Documents from the Roman Catholic Church in Ecuador censoring Franklin Cadena’s name to protect him.

The Myth and the Flame

Unlike Roman Catholic dioceses in the United States, posting detailed lists of the names and positions held by clerics with credible accusations of sexual abuse, dioceses in countries such as Ecuador, Mexico and Argentina insist in the “nothing to see here” dictum, the very Mexican and Latin American idea of “aquí no pasa nada” (nothing happens here).

The same far-right media outlet already mentioned reports in that piece that the bishop of Galápagos Aúreo Patricio Bonilla expelled one priest and one seminarian because, according to that site, they are in a same sex relationship. The outlet even claims to have fifty photographs that, according to them, prove their relationship.

In doing so, they keep alive both the myth of a potential solution to the clergy sexual abuse crisis without addressing its root causes and the flame of homophobia.

As far as Abbé Pierre’s case, Emmaus is actively addressing the issue. Their leaders are calling potential victims to come forward. They cannot hide behind the homophobia that characterizes media outlets in Spanish and English claiming to be Catholic who believe that solving the clergy sexual abuse requires to magically eradicate gay clergy.

On the other hand, the Ecuadorian episcopate, like others in Latin America and Spain, bets big on formalism both in the interpretation of the Code of Canon Law and in the strategies that its lawyers promote in the civil or criminal courts. Therein lies the tragedy of Spanish- and Portuguese-speaking Catholicism.

It is not only the future of Roman Catholicism what is at stake on this issue.

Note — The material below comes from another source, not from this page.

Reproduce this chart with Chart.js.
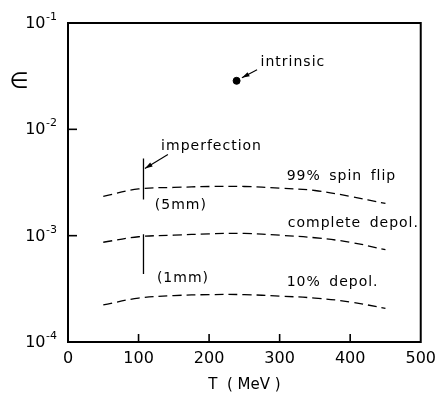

It is also the lives of thousands of victims of sexual abuse, clergy or otherwise, what are at stake.

Victims of sexual abuse are at greater risk of committing suicide due to the long-lasting effects of their experience, the difficulties they face when trying to seek justice, and the never-ending games of powerful institutions as the Catholic and other churches in Latin America and elsewhere.

Franklin Germán Cadena Puratambi and bishop Aúreo Bonilla, 2016. From Cadena’s social media.

Although it is hard to offer accurate statistics on the incidence of suicide among victims of sexual abuse, clergy or otherwise, since victims could remain suffering silently for many years, the testimonies gathered by the Australian Royal Commission and by the probe carried in the United Kingdom, show a robust link between clergy sexual abuse and suicide. 

For the British Independent Inquiry on Child Sexual Abuse, their findings about the impacts of sexual abuse on victims are available here.

In Australia the very origin of the Royal Commission to investigate sexual abuse in different settings is linked to the stories of an epidemic of suicides in 2012, as this story from Australian news outlet The Age details.